- **Set task**
Extract word for word the lines of the listing from its start to the line holding "from bokeh.resources import INLINE", both ends kept; pictures are not part of the copy.

- **Given material**
--- begin ---

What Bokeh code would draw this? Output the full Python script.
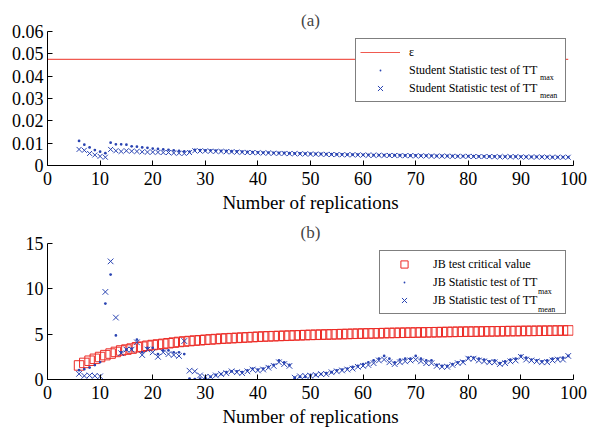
from bokeh.plotting import figure
from bokeh.layouts import column
from bokeh.models import Legend, LegendItem, FixedTicker, Range1d
from bokeh.embed import file_html
from bokeh.resources import INLINE

# ---------------- data ----------------
n_rep = list(range(6, 100))
x_ticks = [0, 10, 20, 30, 40, 50, 60, 70, 80, 90, 100]
ya_ticks = [0, 0.01, 0.02, 0.03, 0.04, 0.05, 0.06]
yb_ticks = [0, 5, 10, 15]

eps_x = [0, 99]
eps_y = [0.0475, 0.0475]

student_max = [
    0.0110, 0.0093, 0.0081, 0.0069, 0.0062, 0.0055, 0.0102, 0.0095, 0.0095, 0.0093,
    0.0086, 0.0084, 0.0081, 0.0079, 0.0076, 0.0074, 0.0072, 0.0070, 0.0068, 0.0066,
    0.0063, 0.0062, 0.0070, 0.0069, 0.0068, 0.0068, 0.0067, 0.0066, 0.0065, 0.0064,
    0.0063, 0.0062, 0.0061, 0.0060, 0.0059, 0.0058, 0.0058, 0.0057, 0.0056, 0.0056,
    0.0055, 0.0054, 0.0054, 0.0053, 0.0053, 0.0052, 0.0052, 0.0051, 0.0051, 0.0050,
    0.0050, 0.0049, 0.0049, 0.0049, 0.0048, 0.0048, 0.0047, 0.0047, 0.0047, 0.0046,
    0.0046, 0.0046, 0.0045, 0.0045, 0.0045, 0.0044, 0.0044, 0.0044, 0.0043, 0.0043,
    0.0043, 0.0043, 0.0042, 0.0042, 0.0042, 0.0042, 0.0041, 0.0041, 0.0041, 0.0041,
    0.0040, 0.0040, 0.0040, 0.0040, 0.0040, 0.0039, 0.0039, 0.0039, 0.0039, 0.0039,
    0.0038, 0.0038, 0.0038, 0.0038]

student_mean = [
    0.0072, 0.0068, 0.0054, 0.0047, 0.0041, 0.0037, 0.0072, 0.0066, 0.0063, 0.0066,
    0.0064, 0.0063, 0.0061, 0.0060, 0.0060, 0.0059, 0.0058, 0.0058, 0.0056, 0.0055,
    0.0054, 0.0058, 0.0066, 0.0065, 0.0065, 0.0064, 0.0063, 0.0063, 0.0062, 0.0061,
    0.0060, 0.0059, 0.0058, 0.0058, 0.0057, 0.0056, 0.0056, 0.0055, 0.0054, 0.0054,
    0.0053, 0.0053, 0.0052, 0.0052, 0.0051, 0.0051, 0.0050, 0.0050, 0.0049, 0.0049,
    0.0048, 0.0048, 0.0048, 0.0047, 0.0047, 0.0046, 0.0046, 0.0046, 0.0045, 0.0045,
    0.0045, 0.0044, 0.0044, 0.0044, 0.0043, 0.0043, 0.0043, 0.0042, 0.0042, 0.0042,
    0.0042, 0.0041, 0.0041, 0.0041, 0.0041, 0.0040, 0.0040, 0.0040, 0.0040, 0.0039,
    0.0039, 0.0039, 0.0039, 0.0039, 0.0038, 0.0038, 0.0038, 0.0038, 0.0038, 0.0037,
    0.0037, 0.0037, 0.0037, 0.0037]

jb_critical = [
    1.55, 1.83, 2.07, 2.28, 2.48, 2.69, 2.86, 3.04, 3.20, 3.30,
    3.41, 3.55, 3.62, 3.72, 3.80, 3.86, 3.93, 4.00, 4.07, 4.14,
    4.19, 4.24, 4.29, 4.33, 4.38, 4.42, 4.46, 4.50, 4.53, 4.56,
    4.59, 4.62, 4.65, 4.68, 4.71, 4.74, 4.76, 4.78, 4.80, 4.82,
    4.84, 4.86, 4.88, 4.90, 4.92, 4.93, 4.95, 4.96, 4.98, 4.99,
    5.01, 5.02, 5.04, 5.05, 5.07, 5.08, 5.09, 5.10, 5.12, 5.13,
    5.14, 5.15, 5.16, 5.17, 5.18, 5.19, 5.20, 5.21, 5.22, 5.23,
    5.24, 5.25, 5.26, 5.27, 5.28, 5.28, 5.29, 5.30, 5.31, 5.31,
    5.32, 5.33, 5.34, 5.34, 5.35, 5.36, 5.36, 5.37, 5.38, 5.38,
    5.39, 5.40, 5.40, 5.41]

jb_max = [
    1.03, 1.14, 1.31, 1.59, 1.93, 8.38, 11.58, 4.86, 3.0, 3.3,
    3.4, 4.4, 3.0, 3.5, 3.5, 2.8, 3.2, 3.2, 3.0, 3.0,
    2.8, 0.1, 0.05, 0.1, 0.15, 0.3, 0.5, 0.6, 0.8, 0.9,
    0.9, 0.8, 1.0, 1.2, 1.1, 1.2, 1.4, 1.6, 2.1, 1.9,
    1.6, 0.2, 0.3, 0.3, 0.5, 0.5, 0.6, 0.7, 0.8, 1.0,
    1.1, 1.2, 1.4, 1.5, 1.7, 1.9, 2.1, 2.3, 2.6, 2.3,
    1.9, 2.2, 2.3, 2.3, 2.6, 2.3, 2.1, 2.1, 1.6, 1.5,
    1.5, 1.7, 1.9, 2.0, 2.4, 2.4, 2.3, 2.2, 2.0, 2.1,
    1.8, 2.0, 2.2, 2.3, 2.6, 2.4, 2.2, 2.1, 2.0, 2.1,
    2.3, 2.3, 2.4, 2.6]

jb_mean = [
    0.62, 0.40, 0.45, 0.40, 0.35, 9.66, 13.03, 6.83, 2.9, 3.3,
    3.3, 4.1, 2.7, 3.3, 3.0, 2.5, 3.0, 2.8, 2.7, 2.6,
    4.24, 0.97, 0.90, 0.45, 0.28, 0.30, 0.45, 0.60, 0.70, 0.90,
    0.80, 0.70, 0.90, 1.10, 1.00, 1.10, 1.30, 1.50, 1.90, 1.70,
    1.50, 0.20, 0.35, 0.40, 0.40, 0.50, 0.60, 0.60, 0.80, 0.90,
    1.00, 1.10, 1.20, 1.40, 1.50, 1.60, 1.80, 2.10, 2.20, 1.90,
    1.70, 1.90, 2.00, 2.10, 2.20, 2.00, 1.80, 1.80, 1.50, 1.40,
    1.40, 1.60, 1.80, 1.90, 2.30, 2.30, 2.10, 2.00, 1.90, 1.90,
    1.70, 1.80, 2.00, 2.10, 2.50, 2.20, 2.10, 2.00, 1.90, 1.90,
    2.10, 2.20, 2.20, 2.60]

# ---------------- style ----------------
FONT = "Liberation Serif"
BLUE = "#2a44b2"
RED = "#ec2b26"
LRED = "#f05a50"


def make_fig(title, height, top, bottom, yr, yticks):
    p = figure(width=590, height=height, output_backend="svg", toolbar_location=None,
               x_range=Range1d(0, 100), y_range=Range1d(*yr),
               min_border_left=47, min_border_right=17,
               min_border_top=top, min_border_bottom=bottom)
    p.outline_line_color = None
    p.grid.visible = False
    p.background_fill_color = "white"
    p.title.text = title
    p.title.align = "center"
    p.title.text_font = FONT
    p.title.text_font_size = "17px"
    p.title.text_font_style = "normal"
    p.title.standoff = 4
    p.xaxis.ticker = FixedTicker(ticks=x_ticks)
    p.yaxis.ticker = FixedTicker(ticks=yticks)
    p.yaxis.major_label_overrides = {0: "0"}
    p.xaxis.axis_label = "Number of replications"
    for ax in (p.xaxis[0], p.yaxis[0]):
        ax.axis_line_color = "black"
        ax.major_tick_line_color = "black"
        ax.minor_tick_line_color = None
        ax.major_tick_in = 5
        ax.major_tick_out = 0
        ax.major_label_text_font = FONT
        ax.major_label_text_font_size = "18px"
        ax.major_label_text_color = "black"
        ax.axis_label_text_font = FONT
        ax.axis_label_text_font_size = "19px"
        ax.axis_label_text_font_style = "normal"
        ax.axis_label_text_color = "black"
    p.xaxis.major_label_standoff = 6
    p.yaxis.major_label_standoff = 4
    p.xaxis.axis_label_standoff = 4
    return p


def style_legend(leg, label_width):
    leg.location = "top_right"
    leg.margin = 7
    leg.padding = 4
    leg.spacing = 0
    leg.label_height = 18
    leg.glyph_height = 18
    leg.glyph_width = 40
    leg.label_width = label_width
    leg.label_standoff = 9
    leg.label_text_font = FONT
    leg.label_text_font_size = "12px"
    leg.label_text_color = "black"
    leg.border_line_color = "black"
    leg.border_line_width = 1
    leg.background_fill_alpha = 1.0


def add_subscripts(p, loc):
    # a transparent second legend that only carries the subscripts "max"/"mean"
    proxy = p.scatter(x=[], y=[], marker="dot", size=1, line_alpha=0, fill_alpha=0)
    leg = Legend(items=[LegendItem(label="max", renderers=[proxy]),
                        LegendItem(label="mean", renderers=[proxy])])
    leg.location = loc
    leg.margin = 0
    leg.padding = 0
    leg.spacing = 0
    leg.label_height = 18
    leg.glyph_height = 18
    leg.glyph_width = 1
    leg.label_standoff = 0
    leg.label_text_font = FONT
    leg.label_text_font_size = "8px"
    leg.label_text_color = "black"
    leg.border_line_color = None
    leg.background_fill_alpha = 0
    leg.inactive_fill_alpha = 0
    p.add_layout(leg)


# ---------------- panel (a) ----------------
pa = make_fig("(a)", 215, 31, 39, (0, 0.06), ya_ticks)
ra1 = pa.line(eps_x, eps_y, line_color=LRED, line_width=1.2)
ra2 = pa.scatter(n_rep, student_max, marker="dot", size=11, fill_color=BLUE,
                 line_color=BLUE)
ra3 = pa.scatter(n_rep, student_mean, marker="x", size=7, line_color=BLUE, line_width=1)
leg_a = Legend(items=[LegendItem(label="\u03b5", renderers=[ra1]),
                      LegendItem(label="Student Statistic test of TT", renderers=[ra2]),
                      LegendItem(label="Student Statistic test of TT", renderers=[ra3])])
style_legend(leg_a, 152)
pa.add_layout(leg_a)
add_subscripts(pa, (492, 61))

# ---------------- panel (b) ----------------
pb = make_fig("(b)", 214, 28, 41, (0, 15), yb_ticks)
rb1 = pb.scatter(n_rep, jb_critical, marker="square", size=9.5, fill_color=None,
                 line_color=RED, line_width=1)
rb2 = pb.scatter(n_rep, jb_max, marker="dot", size=11, fill_color=BLUE,
                 line_color=BLUE)
rb3 = pb.scatter(n_rep, jb_mean, marker="x", size=8, line_color=BLUE, line_width=1)
leg_b = Legend(items=[LegendItem(label="JB test critical value", renderers=[rb1]),
                      LegendItem(label="JB Statistic test of TT", renderers=[rb2]),
                      LegendItem(label="JB Statistic test of TT", renderers=[rb3])])
style_legend(leg_b, 128)
pb.add_layout(leg_b)
add_subscripts(pb, (490, 61))

layout = column(pa, pb, spacing=0)
open("out.html", "w").write(file_html(layout, INLINE))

--- end ---

- **Task answer**
What Bokeh code would draw this? Output the full Python script.
from bokeh.plotting import figure
from bokeh.layouts import column
from bokeh.models import Legend, LegendItem, FixedTicker, Range1d
from bokeh.embed import file_html
from bokeh.resources import INLINE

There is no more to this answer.